Hyperspectral Data

Chris C Rewerts rewerts at ecn.purdue.edu
Tue Apr 7 16:14:12 EDT 1992


>224 bands of hyperspectral data:

This brings to mind some work that was done by Haluk Cetin, Tim Warner 
and Don Levandowski at Purdue Dept of Earth and Atmospheric Science.

If you are looking into classification of hundreds of bands, then 
you may want to check into their work.
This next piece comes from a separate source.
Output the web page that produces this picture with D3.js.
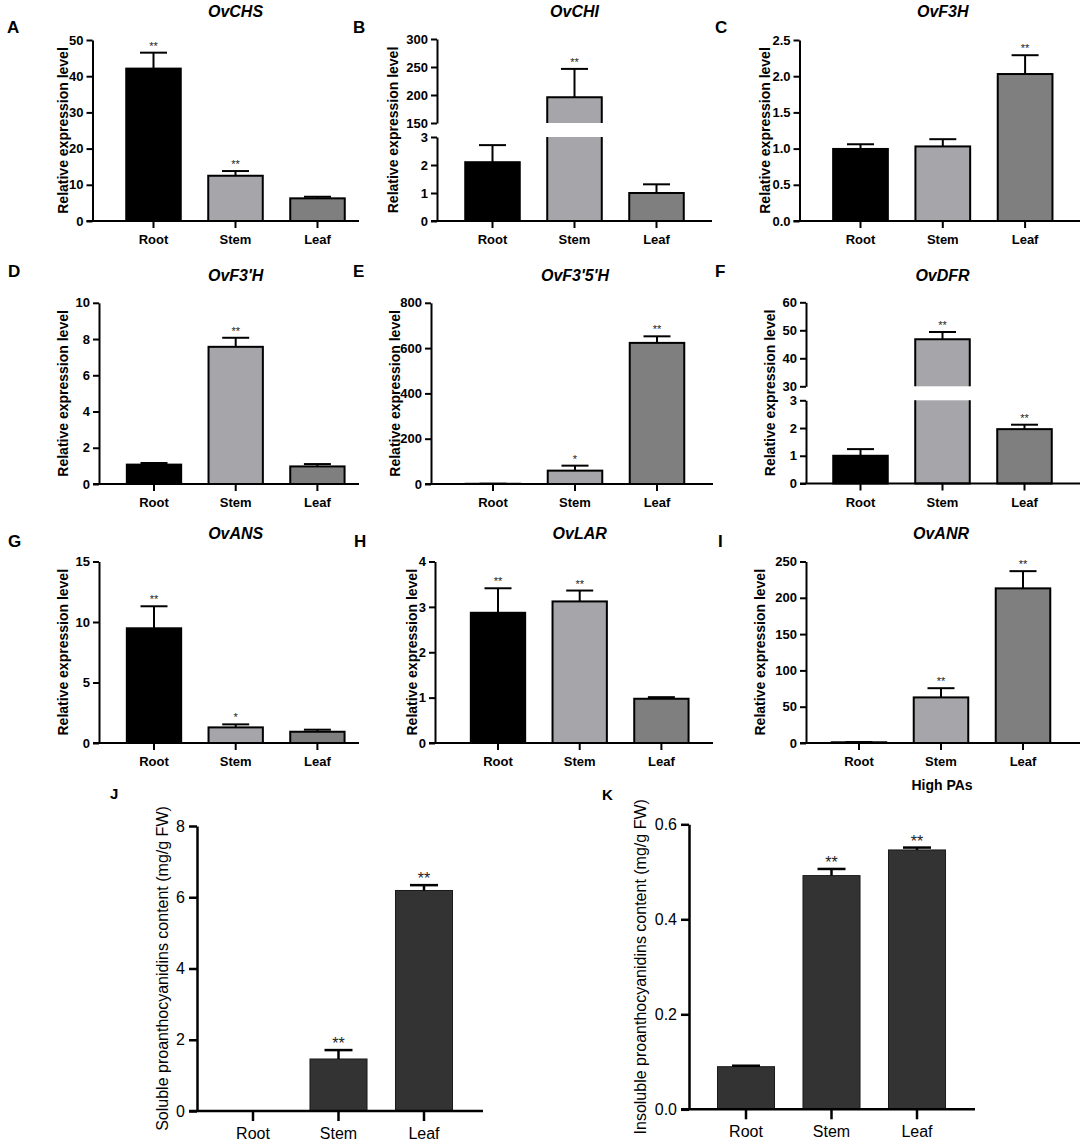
<!DOCTYPE html>
<html><head><meta charset="utf-8">
<script src="https://cdn.jsdelivr.net/npm/d3@7"></script>
<style>body{margin:0;background:#fff}svg{display:block}</style>
</head><body><svg id="c" width="1084" height="1144"></svg>
<script>
// ---------- DATA ----------
const categories = ["Root", "Stem", "Leaf"];

const chsMean = [42.1, 12.5, 6.26], chsErr = [4.4, 1.3, 0.44], chsSig = ["**", "**", ""];
const chiMean = [2.1, 196, 1.0], chiErr = [0.61, 50.6, 0.31], chiSig = ["", "**", ""];
const f3hMean = [0.995, 1.03, 2.03], f3hErr = [0.065, 0.1, 0.26], f3hSig = ["", "", "**"];
const f3phMean = [1.07, 7.57, 0.97], f3phErr = [0.09, 0.5, 0.13], f3phSig = ["", "**", ""];
const f35hMean = [1, 59, 623], f35hErr = [0.3, 22, 29], f35hSig = ["", "*", "**"];
const dfrMean = [1.0, 46.8, 1.96], dfrErr = [0.24, 2.6, 0.16], dfrSig = ["", "**", "**"];
const ansMean = [9.48, 1.29, 0.93], ansErr = [1.82, 0.25, 0.17], ansSig = ["**", "*", ""];
const larMean = [2.87, 3.12, 0.975], larErr = [0.54, 0.24, 0.035], larSig = ["**", "**", ""];
const anrMean = [1, 62.8, 213], anrErr = [0.3, 12.7, 23.7], anrSig = ["", "**", "**"];
const solubleMean = [0.005, 1.46, 6.19], solubleErr = [0, 0.25, 0.15], solubleSig = ["", "**", "**"];
const insolubleMean = [0.0897, 0.492, 0.546], insolubleErr = [0.002, 0.014, 0.005], insolubleSig = ["", "**", "**"];

const chsTicks = [0, 10, 20, 30, 40, 50];
const chiTicksLow = [0, 1, 2, 3], chiTicksHigh = [150, 200, 250, 300];
const f3hTicks = [0, 0.5, 1.0, 1.5, 2.0, 2.5];
const f3phTicks = [0, 2, 4, 6, 8, 10];
const f35hTicks = [0, 200, 400, 600, 800];
const dfrTicksLow = [0, 1, 2, 3], dfrTicksHigh = [30, 40, 50, 60];
const ansTicks = [0, 5, 10, 15];
const larTicks = [0, 1, 2, 3, 4];
const anrTicks = [0, 50, 100, 150, 200, 250];
const solubleTicks = [0, 2, 4, 6, 8];
const insolubleTicks = [0.0, 0.2, 0.4, 0.6];

const exprLabel = "Relative expression level";
const solubleLabel = "Soluble proanthocyanidins content (mg/g FW)";
const insolubleLabel = "Insoluble proanthocyanidins content (mg/g FW)";
const groupNote = "High PAs";

// ---------- LAYOUT ----------
const FONT = '"Liberation Sans", Arial, Helvetica, sans-serif';
const topFills = ["#000000", "#a6a6aa", "#7f7f7f"];
const rows = [
  {titleY: 17, letterY: 33, top: 40, bottom: 221},
  {titleY: 281, letterY: 277, top: 302.8, bottom: 484},
  {titleY: 539, letterY: 547, top: 561.5, bottom: 743}
];
function topPanel(row, o) {
  const r = rows[row];
  return Object.assign({
    style: "top", pad: 0.335, tick: 6, tpad: 3, xTick: 7, catDy: 23, axisW: 2,
    tickFont: 13, catFont: 13, labelFont: 14, bold: true, cap: 27, starFont: 11, starDy: 3,
    titleY: r.titleY, letterY: r.letterY, fills: topFills, barStroke: "#000", barStrokeW: 2,
    ylabel: exprLabel,
    segments: o.segments || [{domain: [0, o.ticks[o.ticks.length - 1]], range: [r.bottom, r.top], ticks: o.ticks}]
  }, o);
}
const panels = [
  topPanel(0, {letter: "A", title: "OvCHS", letterX: 7, axisX: 92.5, c0: 153.5, step: 82, xEnd: 359, labelX: 63, ticks: chsTicks, mean: chsMean, err: chsErr, sig: chsSig}),
  topPanel(0, {letter: "B", title: "OvCHI", letterX: 353, axisX: 437, c0: 492.5, step: 82, xEnd: 712, labelX: 393, mean: chiMean, err: chiErr, sig: chiSig,
    segments: [{domain: [0, 3], range: [221, 137], ticks: chiTicksLow}, {domain: [150, 300], range: [123, 39], ticks: chiTicksHigh}]}),
  topPanel(0, {letter: "C", title: "OvF3H", letterX: 715, axisX: 799.5, c0: 860.5, step: 82.3, xEnd: 1080, labelX: 765, ticks: f3hTicks, fmt: ".1f", mean: f3hMean, err: f3hErr, sig: f3hSig}),
  topPanel(1, {letter: "D", title: "OvF3'H", letterX: 8, axisX: 99, c0: 154, step: 81.7, xEnd: 359, labelX: 62.5, ticks: f3phTicks, mean: f3phMean, err: f3phErr, sig: f3phSig}),
  topPanel(1, {letter: "E", title: "OvF3'5'H", letterX: 353, axisX: 431, c0: 493, step: 82, xEnd: 713, labelX: 395, ticks: f35hTicks, mean: f35hMean, err: f35hErr, sig: f35hSig}),
  topPanel(1, {letter: "F", title: "OvDFR", letterX: 715, axisX: 806, c0: 860.5, step: 82, xEnd: 1080, labelX: 770, mean: dfrMean, err: dfrErr, sig: dfrSig,
    segments: [{domain: [0, 3], range: [483.5, 400.3], ticks: dfrTicksLow}, {domain: [30, 60], range: [386.3, 302.3], ticks: dfrTicksHigh}]}),
  topPanel(2, {letter: "G", title: "OvANS", letterX: 8, axisX: 99, c0: 154, step: 81.7, xEnd: 359, labelX: 62.5, ticks: ansTicks, mean: ansMean, err: ansErr, sig: ansSig}),
  topPanel(2, {letter: "H", title: "OvLAR", letterX: 354, axisX: 435, c0: 498, step: 81.7, xEnd: 713, labelX: 412, ticks: larTicks, mean: larMean, err: larErr, sig: larSig}),
  topPanel(2, {letter: "I", title: "OvANR", letterX: 718, axisX: 806, c0: 859, step: 82, xEnd: 1080, labelX: 760, ticks: anrTicks, mean: anrMean, err: anrErr, sig: anrSig}),
  {style: "bottom", letter: "J", letterX: 110, letterY: 799, axisX: 197, c0: 253, step: 85.5, xEnd: 483, labelX: 162,
   pad: 0.333, tick: 8, tpad: 4, xTick: 10, catDy: 28, axisW: 2.5, tickFont: 16, catFont: 16, labelFont: 16, bold: false,
   cap: 28, starFont: 16, starDy: 1, fills: ["#333333", "#333333", "#333333"], barStroke: "#1a1a1a", barStrokeW: 1,
   ylabel: solubleLabel, mean: solubleMean, err: solubleErr, sig: solubleSig,
   segments: [{domain: [0, 8], range: [1111, 826], ticks: solubleTicks}]},
  {style: "bottom", letter: "K", letterX: 602, letterY: 800, axisX: 689, c0: 746, step: 85.5, xEnd: 975, labelX: 640,
   pad: 0.333, tick: 8, tpad: 4, xTick: 10, catDy: 28, axisW: 2.5, tickFont: 16, catFont: 16, labelFont: 16, bold: false, fmt: ".1f",
   cap: 28, starFont: 16, starDy: 1, fills: ["#333333", "#333333", "#333333"], barStroke: "#1a1a1a", barStrokeW: 1,
   ylabel: insolubleLabel, mean: insolubleMean, err: insolubleErr, sig: insolubleSig,
   segments: [{domain: [0, 0.6], range: [1109.3, 824.3], ticks: insolubleTicks}], note: groupNote, noteX: 942, noteY: 790}
];

// ---------- DRAW ----------
const svg = d3.select("#c");
svg.append("rect").attr("width", 1084).attr("height", 1144).attr("fill", "#fff");

function drawPanel(p) {
  const g = svg.append("g");
  const weight = p.bold ? "bold" : "normal";
  const x = d3.scaleBand().domain(categories)
    .range([p.c0 - p.step / 2, p.c0 + (categories.length - 0.5) * p.step])
    .paddingInner(p.pad).paddingOuter(p.pad / 2);
  const bw = x.bandwidth();
  const segs = p.segments.map(s => Object.assign({}, s, {scale: d3.scaleLinear().domain(s.domain).range(s.range)}));
  const base = segs[0].range[0];
  const fmt = p.fmt ? d3.format(p.fmt) : d3.format("");

  // bars
  categories.forEach((c, i) => {
    const v = p.mean[i], e = p.err[i];
    const x0 = x(c), x1 = x0 + bw;
    let seg = segs[0];
    if (segs.length > 1 && v > segs[0].domain[1]) seg = segs[1];
    if (seg === segs[0]) {
      const yv = seg.scale(v);
      g.append("rect").attr("x", x0).attr("y", yv).attr("width", bw).attr("height", Math.max(0, base - yv))
        .attr("fill", p.fills[i]).attr("stroke", p.barStroke).attr("stroke-width", p.barStrokeW);
    } else {
      const lowTop = segs[0].range[1];
      g.append("rect").attr("x", x0).attr("y", lowTop).attr("width", bw).attr("height", base - lowTop).attr("fill", p.fills[i]);
      g.append("path").attr("d", `M${x0},${lowTop}V${base}H${x1}V${lowTop}`).attr("fill", "none")
        .attr("stroke", p.barStroke).attr("stroke-width", p.barStrokeW);
      const upBot = seg.range[0], yv = seg.scale(v);
      g.append("rect").attr("x", x0).attr("y", yv).attr("width", bw).attr("height", upBot - yv).attr("fill", p.fills[i]);
      g.append("path").attr("d", `M${x0},${upBot}V${yv}H${x1}V${upBot}`).attr("fill", "none")
        .attr("stroke", p.barStroke).attr("stroke-width", p.barStrokeW);
    }
    // error bar
    const yv = seg.scale(v), ye = seg.scale(v + e);
    const cx = x0 + bw / 2;
    if (e > 0) {
      g.append("line").attr("x1", cx).attr("x2", cx).attr("y1", yv).attr("y2", ye)
        .attr("stroke", "#000").attr("stroke-width", p.axisW);
      g.append("line").attr("x1", cx - p.cap / 2).attr("x2", cx + p.cap / 2).attr("y1", ye).attr("y2", ye)
        .attr("stroke", "#000").attr("stroke-width", p.axisW);
    }
    if (p.sig[i]) {
      g.append("text").attr("x", cx).attr("y", ye - p.starDy).attr("text-anchor", "middle")
        .style("font-family", FONT).style("font-size", p.starFont + "px").attr("fill", "#222").text(p.sig[i]);
    }
  });

  // y axis segments
  segs.forEach(s => {
    const ax = d3.axisLeft(s.scale).tickValues(s.ticks).tickFormat(fmt)
      .tickSize(p.tick).tickPadding(p.tpad).tickSizeOuter(0);
    const a = g.append("g").attr("transform", `translate(${p.axisX},0)`).call(ax);
    a.select(".domain").attr("stroke", "#000").attr("stroke-width", p.axisW);
    a.selectAll(".tick line").attr("stroke", "#000").attr("stroke-width", p.axisW);
    a.selectAll(".tick text").attr("fill", "#000").style("font-family", FONT)
      .style("font-size", p.tickFont + "px").style("font-weight", weight);
  });

  // x axis
  g.append("line").attr("x1", p.axisX - p.tick).attr("x2", p.xEnd).attr("y1", base).attr("y2", base)
    .attr("stroke", "#000").attr("stroke-width", p.axisW);
  categories.forEach(c => {
    const cx = x(c) + bw / 2;
    g.append("line").attr("x1", cx).attr("x2", cx).attr("y1", base).attr("y2", base + p.xTick)
      .attr("stroke", "#000").attr("stroke-width", p.axisW);
    g.append("text").attr("x", cx).attr("y", base + p.catDy).attr("text-anchor", "middle")
      .style("font-family", FONT).style("font-size", p.catFont + "px").style("font-weight", weight).text(c);
  });

  // y label
  const yTop = segs[segs.length - 1].range[1];
  const midY = (base + yTop) / 2;
  g.append("text").attr("transform", `translate(${p.labelX},${midY}) rotate(-90)`)
    .attr("text-anchor", "middle").attr("dominant-baseline", "central")
    .style("font-family", FONT).style("font-size", p.labelFont + "px").style("font-weight", weight).text(p.ylabel);

  // title
  if (p.title) {
    g.append("text").attr("x", x("Stem") + bw / 2).attr("y", p.titleY).attr("text-anchor", "middle")
      .style("font-family", FONT).style("font-size", "16px").style("font-weight", "bold").style("font-style", "italic").text(p.title);
  }
  // panel letter
  g.append("text").attr("x", p.letterX).attr("y", p.letterY)
    .style("font-family", FONT).style("font-size", p.style === "top" ? "17px" : "15px").style("font-weight", "bold").text(p.letter);
  if (p.note) {
    g.append("text").attr("x", p.noteX).attr("y", p.noteY).attr("text-anchor", "middle")
      .style("font-family", FONT).style("font-size", "14px").style("font-weight", "bold").text(p.note);
  }
}
panels.forEach(drawPanel);
</script></body></html>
It has not been ported to
GRASS, but I believe it has been programmed in C on an IBM-PC version
of ERDAS.

The following blurb was an announcement to a seminar presentation
they made, and I am including it to serve as a brief description of
their work:

--
Topic:  nPDF Image Processing and Classification: AVIRIS and TIMS Applications

The nPDF analysis procedure is a powerful technique for the display,
enhancement and classification of high dimensional data, such as AVIRIS or
TIMS.  The technique is both user-interactive and extremely fast, making
it very effective for PC-based image processing.  An entire AVIRIS scene,
covered by 512 lines by 614 pixels and 180 bands, representing over 56
megabytes of data, was classified in under 13 minutes on a personal
computer.  On a smaller test area, using 15 AVIRIS bands, the nPDF
approach had a 71% classification accuracy, compared with 53% for minimum
distance, 67% for maximum likelihood, and 68% for Mahalanobis distance.
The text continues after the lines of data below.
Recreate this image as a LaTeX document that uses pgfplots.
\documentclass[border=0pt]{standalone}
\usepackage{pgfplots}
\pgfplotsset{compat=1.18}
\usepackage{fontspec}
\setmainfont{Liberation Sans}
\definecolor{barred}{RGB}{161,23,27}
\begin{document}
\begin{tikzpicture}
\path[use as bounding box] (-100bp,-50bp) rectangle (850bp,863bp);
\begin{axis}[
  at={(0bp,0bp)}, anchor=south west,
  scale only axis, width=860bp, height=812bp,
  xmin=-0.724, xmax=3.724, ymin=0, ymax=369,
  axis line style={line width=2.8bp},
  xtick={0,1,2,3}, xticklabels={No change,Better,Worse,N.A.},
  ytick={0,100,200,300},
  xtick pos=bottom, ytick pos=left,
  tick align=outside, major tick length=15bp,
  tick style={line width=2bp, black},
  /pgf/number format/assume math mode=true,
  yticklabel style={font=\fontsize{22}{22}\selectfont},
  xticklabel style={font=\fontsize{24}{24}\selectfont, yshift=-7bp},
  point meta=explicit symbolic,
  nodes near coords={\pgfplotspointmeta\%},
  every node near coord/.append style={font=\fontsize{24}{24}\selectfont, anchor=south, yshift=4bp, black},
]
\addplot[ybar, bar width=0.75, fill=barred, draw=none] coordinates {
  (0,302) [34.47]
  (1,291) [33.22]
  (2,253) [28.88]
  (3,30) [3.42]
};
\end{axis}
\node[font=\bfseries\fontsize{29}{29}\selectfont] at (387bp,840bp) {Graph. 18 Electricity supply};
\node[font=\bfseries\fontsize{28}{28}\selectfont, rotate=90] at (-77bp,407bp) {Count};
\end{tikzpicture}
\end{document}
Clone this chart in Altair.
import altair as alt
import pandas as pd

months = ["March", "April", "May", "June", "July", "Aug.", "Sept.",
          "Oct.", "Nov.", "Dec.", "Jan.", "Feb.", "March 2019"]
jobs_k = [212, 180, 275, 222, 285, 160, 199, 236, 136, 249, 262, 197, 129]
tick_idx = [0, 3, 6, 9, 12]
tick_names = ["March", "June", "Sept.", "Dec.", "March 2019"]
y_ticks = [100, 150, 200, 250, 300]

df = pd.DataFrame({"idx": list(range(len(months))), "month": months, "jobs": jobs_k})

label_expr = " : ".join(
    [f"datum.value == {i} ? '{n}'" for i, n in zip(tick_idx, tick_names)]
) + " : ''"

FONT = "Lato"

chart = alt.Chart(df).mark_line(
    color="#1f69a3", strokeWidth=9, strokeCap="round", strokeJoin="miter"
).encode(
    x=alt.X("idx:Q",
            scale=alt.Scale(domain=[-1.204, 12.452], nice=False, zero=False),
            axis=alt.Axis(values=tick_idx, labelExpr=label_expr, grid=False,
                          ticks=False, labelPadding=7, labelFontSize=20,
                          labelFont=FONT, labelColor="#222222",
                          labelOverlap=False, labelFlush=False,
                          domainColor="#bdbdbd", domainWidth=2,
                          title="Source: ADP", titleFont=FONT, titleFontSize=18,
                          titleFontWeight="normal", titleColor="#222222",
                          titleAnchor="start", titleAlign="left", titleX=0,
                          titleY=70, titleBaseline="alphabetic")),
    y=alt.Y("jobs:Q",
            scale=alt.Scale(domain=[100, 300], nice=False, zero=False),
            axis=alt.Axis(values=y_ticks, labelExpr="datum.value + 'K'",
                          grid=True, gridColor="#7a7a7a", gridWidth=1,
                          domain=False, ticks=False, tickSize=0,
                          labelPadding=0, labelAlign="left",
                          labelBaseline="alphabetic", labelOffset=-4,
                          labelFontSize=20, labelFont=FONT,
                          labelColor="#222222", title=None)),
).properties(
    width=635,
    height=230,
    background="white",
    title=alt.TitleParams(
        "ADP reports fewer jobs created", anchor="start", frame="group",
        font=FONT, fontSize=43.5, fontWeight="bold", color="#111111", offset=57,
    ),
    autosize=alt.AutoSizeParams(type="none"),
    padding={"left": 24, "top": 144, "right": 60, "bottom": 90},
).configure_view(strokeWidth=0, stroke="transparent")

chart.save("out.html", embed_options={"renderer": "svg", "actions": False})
TIMS applications are illustrated through both image transformations and
classifications.  The standard method of TIMS display is a decorrelation
stretch, which tends to enhance noise, or Principal Components, which
is scene dependent and difficult to interpret.  nPDF transformation
images are scene independent, rapidly computed, do not enhance
noise and are relatively simple to  interpret.  The nPDF classification
technique is illustrated by the classification of TIMS six band emittance
data of Death Valley.

---

For further reference:

Cetin, Haluk and Donald Levandowski. Interactive Classification and 
Mapping of Multi-Dimensional Remotely Sensed Data Using n-Dimensional
Probability Density Functions (nPDF). Photogrammetric Engineering & 
Remote Sensing, Vol. 57, No. 12, December 1991, pp. 1579-1587.